El profeta sube a un monte y anuncia a las
ciudades de Judá la Buena Nueva: "Aquí está vuestro Dios ... llega con
poder ... su recompensa le precede ... como un pastor apacienta su rebaño, su
brazo lo reúne, toma en brazos a los corderos y hace recostar a las
madres" (40, 9-11). Sobre un pueblo ajado, el profeta vierte la Palabra.
El Señor no es indiferente al sufrimiento de Israel yermo, es el Dios próximo
que toma en brazos a su pueblo y lo hace revivir.
El Segundo Isaías narra una bella historia.
En el prólogo (40, 1-11), el profeta grita la Palabra de Dios al pueblo endeble
como hierba (40, 1-11). El eco de la voz divina, engendrada en los labios del
profeta, retumba en los oídos de Israel y, a lo largo del libro, lo convierte
en pueblo nuevo (40, 12 - 55, 5). Al final, el epílogo constata que la Palabra
ha renovado a Israel desde los cimientos: "En vez de zarzas crecerá el
ciprés; en vez de ortigas, crecerán mirtos;
serán el renombre del Señor y monumento perpetuo imperecedero" (55,
13): El pueblo quebradizo y fugaz, zarza y ortiga, deviene verde y longevo como
mirto y ciprés.
La mediación divina para cambiar al pueblo
es la Palabra: "Como bajan la lluvia y la nieve del cielo, y no vuelven
allá sino después de empapar la tierra, de fecundarla y hacerla germinar ...

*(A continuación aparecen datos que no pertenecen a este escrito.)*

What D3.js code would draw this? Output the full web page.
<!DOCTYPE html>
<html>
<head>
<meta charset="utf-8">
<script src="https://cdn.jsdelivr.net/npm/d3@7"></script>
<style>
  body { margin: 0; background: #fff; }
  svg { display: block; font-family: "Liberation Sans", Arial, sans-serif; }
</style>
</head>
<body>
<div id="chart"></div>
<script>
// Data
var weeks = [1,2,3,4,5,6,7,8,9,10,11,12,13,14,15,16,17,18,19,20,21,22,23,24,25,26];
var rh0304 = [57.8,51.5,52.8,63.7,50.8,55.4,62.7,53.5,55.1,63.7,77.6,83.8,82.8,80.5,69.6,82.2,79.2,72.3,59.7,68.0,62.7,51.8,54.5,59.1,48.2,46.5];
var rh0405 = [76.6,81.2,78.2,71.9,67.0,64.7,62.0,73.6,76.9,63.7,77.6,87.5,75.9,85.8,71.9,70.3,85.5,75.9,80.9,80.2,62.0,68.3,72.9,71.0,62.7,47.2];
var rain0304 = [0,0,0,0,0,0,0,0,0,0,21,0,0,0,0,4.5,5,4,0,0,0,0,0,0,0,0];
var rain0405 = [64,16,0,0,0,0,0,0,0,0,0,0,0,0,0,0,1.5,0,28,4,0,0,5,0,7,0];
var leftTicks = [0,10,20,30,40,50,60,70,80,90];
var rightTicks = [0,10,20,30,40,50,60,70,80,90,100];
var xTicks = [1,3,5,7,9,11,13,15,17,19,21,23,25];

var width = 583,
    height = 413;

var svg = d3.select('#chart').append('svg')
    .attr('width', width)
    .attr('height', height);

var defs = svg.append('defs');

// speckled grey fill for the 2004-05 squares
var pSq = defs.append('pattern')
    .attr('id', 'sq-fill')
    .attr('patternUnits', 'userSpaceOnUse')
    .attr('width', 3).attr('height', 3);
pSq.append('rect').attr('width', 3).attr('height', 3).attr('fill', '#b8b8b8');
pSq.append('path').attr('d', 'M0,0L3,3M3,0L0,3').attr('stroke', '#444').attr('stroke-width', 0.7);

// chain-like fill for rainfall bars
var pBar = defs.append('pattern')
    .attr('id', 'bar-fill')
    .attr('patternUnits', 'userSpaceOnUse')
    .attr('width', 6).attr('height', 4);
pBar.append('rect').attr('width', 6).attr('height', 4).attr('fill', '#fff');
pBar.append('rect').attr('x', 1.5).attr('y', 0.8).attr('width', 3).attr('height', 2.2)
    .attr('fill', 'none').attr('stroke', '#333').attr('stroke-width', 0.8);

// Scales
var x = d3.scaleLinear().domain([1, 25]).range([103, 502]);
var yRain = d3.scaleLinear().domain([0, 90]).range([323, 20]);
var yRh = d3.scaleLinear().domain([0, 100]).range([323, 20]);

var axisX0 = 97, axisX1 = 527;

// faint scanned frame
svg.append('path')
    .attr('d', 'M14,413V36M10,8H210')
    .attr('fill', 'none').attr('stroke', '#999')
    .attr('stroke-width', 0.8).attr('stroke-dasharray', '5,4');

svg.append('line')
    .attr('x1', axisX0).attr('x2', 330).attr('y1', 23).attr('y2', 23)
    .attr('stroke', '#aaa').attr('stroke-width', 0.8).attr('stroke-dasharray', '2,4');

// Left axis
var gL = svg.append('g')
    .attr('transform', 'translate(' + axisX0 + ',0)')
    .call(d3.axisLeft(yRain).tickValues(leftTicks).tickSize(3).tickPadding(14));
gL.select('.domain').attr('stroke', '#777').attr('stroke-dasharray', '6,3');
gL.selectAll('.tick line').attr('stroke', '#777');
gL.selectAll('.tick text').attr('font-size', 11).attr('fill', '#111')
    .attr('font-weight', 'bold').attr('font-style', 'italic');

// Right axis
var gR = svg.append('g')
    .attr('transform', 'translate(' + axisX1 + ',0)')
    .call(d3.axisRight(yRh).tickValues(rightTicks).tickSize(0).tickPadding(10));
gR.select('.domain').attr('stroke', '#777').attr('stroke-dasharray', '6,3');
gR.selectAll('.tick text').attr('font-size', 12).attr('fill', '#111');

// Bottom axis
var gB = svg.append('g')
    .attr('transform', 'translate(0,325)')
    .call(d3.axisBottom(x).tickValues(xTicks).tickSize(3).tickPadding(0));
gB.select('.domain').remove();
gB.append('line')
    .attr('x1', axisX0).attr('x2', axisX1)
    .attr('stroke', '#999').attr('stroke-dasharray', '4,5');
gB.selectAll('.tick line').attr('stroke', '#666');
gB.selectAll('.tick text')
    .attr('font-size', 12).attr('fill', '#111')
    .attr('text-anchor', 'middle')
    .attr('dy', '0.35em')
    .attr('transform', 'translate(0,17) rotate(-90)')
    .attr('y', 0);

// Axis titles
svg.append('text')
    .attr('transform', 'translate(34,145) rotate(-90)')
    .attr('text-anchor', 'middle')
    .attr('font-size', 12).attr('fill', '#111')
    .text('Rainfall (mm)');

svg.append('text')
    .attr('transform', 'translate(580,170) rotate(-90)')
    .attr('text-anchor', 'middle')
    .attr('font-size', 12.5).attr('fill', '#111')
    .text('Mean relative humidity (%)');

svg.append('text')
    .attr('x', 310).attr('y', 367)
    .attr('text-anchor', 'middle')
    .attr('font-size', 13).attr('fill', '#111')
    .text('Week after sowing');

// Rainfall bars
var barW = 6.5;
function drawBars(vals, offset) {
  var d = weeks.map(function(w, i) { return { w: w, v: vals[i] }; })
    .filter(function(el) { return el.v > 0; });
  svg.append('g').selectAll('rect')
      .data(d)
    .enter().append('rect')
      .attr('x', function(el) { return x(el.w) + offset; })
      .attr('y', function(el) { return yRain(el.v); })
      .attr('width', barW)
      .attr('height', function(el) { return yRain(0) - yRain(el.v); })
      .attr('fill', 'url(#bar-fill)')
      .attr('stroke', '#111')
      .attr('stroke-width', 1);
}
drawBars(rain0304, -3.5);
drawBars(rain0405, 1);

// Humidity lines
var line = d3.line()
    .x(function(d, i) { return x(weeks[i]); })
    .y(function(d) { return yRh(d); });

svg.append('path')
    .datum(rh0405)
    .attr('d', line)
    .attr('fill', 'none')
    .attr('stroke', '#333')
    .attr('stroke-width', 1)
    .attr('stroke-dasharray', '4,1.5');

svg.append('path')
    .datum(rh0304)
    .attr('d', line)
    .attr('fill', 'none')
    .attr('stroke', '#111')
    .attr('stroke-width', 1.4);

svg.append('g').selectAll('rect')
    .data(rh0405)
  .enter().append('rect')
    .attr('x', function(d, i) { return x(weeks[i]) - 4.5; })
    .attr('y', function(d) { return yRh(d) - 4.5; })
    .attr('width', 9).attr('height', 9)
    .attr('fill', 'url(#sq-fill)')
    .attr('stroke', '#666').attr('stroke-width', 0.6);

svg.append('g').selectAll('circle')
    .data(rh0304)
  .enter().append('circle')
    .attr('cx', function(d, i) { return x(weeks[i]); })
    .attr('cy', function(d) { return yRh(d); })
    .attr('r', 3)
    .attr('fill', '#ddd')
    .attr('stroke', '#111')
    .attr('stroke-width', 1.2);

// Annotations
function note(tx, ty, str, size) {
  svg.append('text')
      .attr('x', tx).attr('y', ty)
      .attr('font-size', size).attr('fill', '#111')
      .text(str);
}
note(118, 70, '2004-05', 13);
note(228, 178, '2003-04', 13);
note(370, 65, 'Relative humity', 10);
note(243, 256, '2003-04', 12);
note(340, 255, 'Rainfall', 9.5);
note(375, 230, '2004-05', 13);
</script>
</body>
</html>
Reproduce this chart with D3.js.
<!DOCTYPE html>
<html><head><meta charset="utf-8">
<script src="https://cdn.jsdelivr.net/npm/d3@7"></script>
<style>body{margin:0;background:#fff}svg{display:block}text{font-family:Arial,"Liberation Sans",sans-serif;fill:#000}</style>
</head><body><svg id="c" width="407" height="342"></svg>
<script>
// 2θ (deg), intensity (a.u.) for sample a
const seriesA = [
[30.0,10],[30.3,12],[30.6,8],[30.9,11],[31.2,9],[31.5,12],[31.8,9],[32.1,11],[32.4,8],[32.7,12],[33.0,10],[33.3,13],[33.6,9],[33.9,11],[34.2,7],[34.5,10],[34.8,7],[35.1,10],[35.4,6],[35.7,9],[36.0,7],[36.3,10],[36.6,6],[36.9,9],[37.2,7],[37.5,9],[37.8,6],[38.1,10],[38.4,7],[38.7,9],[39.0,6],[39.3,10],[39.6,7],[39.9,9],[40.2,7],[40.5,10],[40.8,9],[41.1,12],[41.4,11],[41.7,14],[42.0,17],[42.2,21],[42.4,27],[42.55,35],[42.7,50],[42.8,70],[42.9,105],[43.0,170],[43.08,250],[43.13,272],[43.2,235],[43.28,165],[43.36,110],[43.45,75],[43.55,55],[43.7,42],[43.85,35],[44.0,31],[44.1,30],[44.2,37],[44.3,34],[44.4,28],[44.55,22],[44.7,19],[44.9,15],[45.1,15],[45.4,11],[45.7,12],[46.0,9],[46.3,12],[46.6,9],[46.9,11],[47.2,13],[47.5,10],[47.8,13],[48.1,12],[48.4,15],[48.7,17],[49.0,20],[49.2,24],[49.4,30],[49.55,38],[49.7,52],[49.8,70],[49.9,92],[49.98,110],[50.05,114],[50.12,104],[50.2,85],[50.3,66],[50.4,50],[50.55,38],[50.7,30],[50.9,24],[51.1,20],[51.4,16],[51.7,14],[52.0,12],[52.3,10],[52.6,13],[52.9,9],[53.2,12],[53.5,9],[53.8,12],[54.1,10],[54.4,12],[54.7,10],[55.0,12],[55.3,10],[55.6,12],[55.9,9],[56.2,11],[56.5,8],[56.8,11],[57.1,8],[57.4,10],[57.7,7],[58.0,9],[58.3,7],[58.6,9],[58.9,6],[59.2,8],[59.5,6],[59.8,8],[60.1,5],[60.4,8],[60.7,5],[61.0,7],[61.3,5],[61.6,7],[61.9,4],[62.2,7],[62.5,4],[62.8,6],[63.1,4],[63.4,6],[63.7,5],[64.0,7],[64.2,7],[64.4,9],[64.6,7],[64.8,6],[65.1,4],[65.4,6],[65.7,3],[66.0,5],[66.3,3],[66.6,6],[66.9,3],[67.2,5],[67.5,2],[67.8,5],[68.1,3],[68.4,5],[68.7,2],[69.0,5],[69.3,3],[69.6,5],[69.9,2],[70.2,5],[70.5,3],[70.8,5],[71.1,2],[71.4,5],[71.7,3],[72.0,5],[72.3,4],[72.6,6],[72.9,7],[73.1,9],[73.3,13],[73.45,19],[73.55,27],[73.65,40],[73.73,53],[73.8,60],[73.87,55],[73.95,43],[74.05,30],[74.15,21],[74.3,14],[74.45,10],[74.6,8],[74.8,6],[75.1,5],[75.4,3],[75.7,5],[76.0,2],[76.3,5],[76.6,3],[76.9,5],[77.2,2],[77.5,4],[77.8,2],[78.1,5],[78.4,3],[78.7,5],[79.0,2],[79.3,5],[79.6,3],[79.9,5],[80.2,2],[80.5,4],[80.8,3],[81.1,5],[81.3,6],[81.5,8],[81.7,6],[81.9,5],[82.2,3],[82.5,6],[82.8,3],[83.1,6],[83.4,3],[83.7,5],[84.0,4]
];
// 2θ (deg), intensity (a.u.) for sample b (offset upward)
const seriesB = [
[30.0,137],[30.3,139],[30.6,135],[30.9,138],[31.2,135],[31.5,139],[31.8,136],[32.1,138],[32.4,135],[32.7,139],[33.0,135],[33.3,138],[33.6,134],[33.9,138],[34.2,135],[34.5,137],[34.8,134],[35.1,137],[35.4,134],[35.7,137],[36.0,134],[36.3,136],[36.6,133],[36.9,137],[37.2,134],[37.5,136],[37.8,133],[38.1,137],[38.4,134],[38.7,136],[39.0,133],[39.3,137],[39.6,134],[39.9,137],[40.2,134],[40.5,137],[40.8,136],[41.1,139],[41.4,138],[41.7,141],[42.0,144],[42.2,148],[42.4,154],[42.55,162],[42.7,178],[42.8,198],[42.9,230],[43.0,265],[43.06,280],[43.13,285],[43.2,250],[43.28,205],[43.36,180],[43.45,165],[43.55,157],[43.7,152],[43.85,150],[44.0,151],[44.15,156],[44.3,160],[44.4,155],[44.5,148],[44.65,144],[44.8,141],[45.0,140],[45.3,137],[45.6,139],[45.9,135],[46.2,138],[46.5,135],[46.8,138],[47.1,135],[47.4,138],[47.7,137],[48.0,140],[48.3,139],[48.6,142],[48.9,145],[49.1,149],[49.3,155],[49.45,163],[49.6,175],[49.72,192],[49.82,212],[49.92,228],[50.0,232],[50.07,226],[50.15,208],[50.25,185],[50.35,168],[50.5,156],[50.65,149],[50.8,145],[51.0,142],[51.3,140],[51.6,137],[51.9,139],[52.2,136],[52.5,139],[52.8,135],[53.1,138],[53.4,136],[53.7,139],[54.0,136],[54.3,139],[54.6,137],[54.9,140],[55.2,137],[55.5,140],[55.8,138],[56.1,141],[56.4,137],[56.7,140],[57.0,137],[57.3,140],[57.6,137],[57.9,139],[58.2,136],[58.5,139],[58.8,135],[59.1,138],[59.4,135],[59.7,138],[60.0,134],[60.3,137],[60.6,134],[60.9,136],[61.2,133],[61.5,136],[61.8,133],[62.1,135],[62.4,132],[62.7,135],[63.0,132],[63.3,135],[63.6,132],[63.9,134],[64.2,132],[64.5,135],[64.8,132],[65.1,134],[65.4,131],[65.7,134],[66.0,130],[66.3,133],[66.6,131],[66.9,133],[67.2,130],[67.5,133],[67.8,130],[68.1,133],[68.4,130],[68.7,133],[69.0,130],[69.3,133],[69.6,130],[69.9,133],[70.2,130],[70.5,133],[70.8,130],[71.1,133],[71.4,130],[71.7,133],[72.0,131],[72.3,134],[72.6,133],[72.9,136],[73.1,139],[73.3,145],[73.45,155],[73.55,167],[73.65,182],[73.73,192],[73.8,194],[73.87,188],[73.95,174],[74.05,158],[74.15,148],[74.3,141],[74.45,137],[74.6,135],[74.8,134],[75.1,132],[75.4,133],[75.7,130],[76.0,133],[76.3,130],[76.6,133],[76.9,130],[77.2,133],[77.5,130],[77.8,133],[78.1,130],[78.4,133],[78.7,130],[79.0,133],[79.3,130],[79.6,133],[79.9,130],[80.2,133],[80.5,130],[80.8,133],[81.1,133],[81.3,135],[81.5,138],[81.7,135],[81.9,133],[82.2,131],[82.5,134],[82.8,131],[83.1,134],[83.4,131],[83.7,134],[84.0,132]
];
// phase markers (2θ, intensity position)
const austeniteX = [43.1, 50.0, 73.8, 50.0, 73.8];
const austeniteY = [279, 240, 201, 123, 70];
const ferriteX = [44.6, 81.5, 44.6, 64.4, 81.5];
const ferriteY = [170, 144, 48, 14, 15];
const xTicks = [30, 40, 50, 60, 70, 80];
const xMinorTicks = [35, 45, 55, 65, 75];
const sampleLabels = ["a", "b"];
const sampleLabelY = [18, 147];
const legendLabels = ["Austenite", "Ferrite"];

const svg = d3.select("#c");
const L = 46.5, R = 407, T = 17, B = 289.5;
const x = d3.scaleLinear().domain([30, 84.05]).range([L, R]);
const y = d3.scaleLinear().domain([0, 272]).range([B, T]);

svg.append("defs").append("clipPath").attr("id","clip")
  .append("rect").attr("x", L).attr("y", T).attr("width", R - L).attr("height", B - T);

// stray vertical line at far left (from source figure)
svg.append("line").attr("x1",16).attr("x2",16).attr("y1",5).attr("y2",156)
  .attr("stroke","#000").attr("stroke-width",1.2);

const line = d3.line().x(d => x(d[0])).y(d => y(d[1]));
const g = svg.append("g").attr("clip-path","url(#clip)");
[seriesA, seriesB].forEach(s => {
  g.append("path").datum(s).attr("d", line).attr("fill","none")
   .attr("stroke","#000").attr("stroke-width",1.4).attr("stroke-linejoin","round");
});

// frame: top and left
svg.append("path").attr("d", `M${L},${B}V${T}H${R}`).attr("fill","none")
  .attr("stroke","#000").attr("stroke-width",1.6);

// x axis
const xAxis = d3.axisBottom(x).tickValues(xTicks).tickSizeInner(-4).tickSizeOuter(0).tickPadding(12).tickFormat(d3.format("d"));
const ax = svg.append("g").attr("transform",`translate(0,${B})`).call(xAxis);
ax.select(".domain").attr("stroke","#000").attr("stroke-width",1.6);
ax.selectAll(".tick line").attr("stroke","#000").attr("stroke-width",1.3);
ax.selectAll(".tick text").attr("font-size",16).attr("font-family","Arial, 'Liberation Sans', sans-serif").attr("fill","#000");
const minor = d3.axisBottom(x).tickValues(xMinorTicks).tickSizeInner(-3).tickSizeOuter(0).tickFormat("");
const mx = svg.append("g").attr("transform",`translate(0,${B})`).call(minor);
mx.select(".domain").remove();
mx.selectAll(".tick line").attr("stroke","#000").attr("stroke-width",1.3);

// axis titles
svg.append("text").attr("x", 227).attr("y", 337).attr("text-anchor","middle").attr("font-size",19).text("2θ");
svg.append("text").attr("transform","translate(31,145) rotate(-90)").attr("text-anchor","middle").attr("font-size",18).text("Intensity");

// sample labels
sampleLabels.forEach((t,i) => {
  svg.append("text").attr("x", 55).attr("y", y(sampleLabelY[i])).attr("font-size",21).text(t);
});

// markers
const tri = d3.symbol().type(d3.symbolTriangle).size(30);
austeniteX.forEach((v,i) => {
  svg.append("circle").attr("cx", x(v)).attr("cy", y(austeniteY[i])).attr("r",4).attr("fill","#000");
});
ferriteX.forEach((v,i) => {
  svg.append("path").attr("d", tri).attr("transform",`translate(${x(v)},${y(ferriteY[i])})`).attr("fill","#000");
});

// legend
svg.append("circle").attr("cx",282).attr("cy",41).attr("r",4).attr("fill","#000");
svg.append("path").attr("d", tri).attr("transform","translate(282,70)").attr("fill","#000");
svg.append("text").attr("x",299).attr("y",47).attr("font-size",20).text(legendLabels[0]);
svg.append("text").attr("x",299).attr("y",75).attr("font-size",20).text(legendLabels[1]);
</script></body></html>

así será mi palabra que sale de mi boca: no volverá a mí vacía, sino que hará
mi voluntad y cumplirá mi encargo" (55, 10-11). ¿ Qué significa la
Palabra?.
La zona más sagrada del Templo de Jerusalén
se llamaba "Debir", conocido después como "Santo de los
Santos": el sector reservado a Yahvé donde reposó el Arca de la Alianza.
El término "Palabra" se pronuncia en hebreo "Dabar".
Notemos la semejanza entre las voces "Debir" y "Dabar" al
tener idénticas consonantes. El término "Dabar" recoge, como el "Debir",
la profundidad y santidad del pensamiento de Dios. El "Dabar" es la
Palabra que nace de Dios, alcanza el interior de la persona y la renueva. La
Palabra de Dios no es cualquier palabra; es la expresión de la fuerza y la
voluntad divina que, si la libertad humana lo permite, llega a lo más profundo
del corazón y trastoca a la persona de raíz.
La presencia de la Palabra regenera a
Israel en cuatro etapas: 1ª El combate contra la idolatría (40, 12 - 44, 23).
2ª La misión de Ciro y la caída de Babilonia (44, 24 - 48, 22). 3ª El misterio
del sufrimiento (49, 1 - 53, 12). 4ª Jerusalén reconstruida (54, 1 - 55, 5).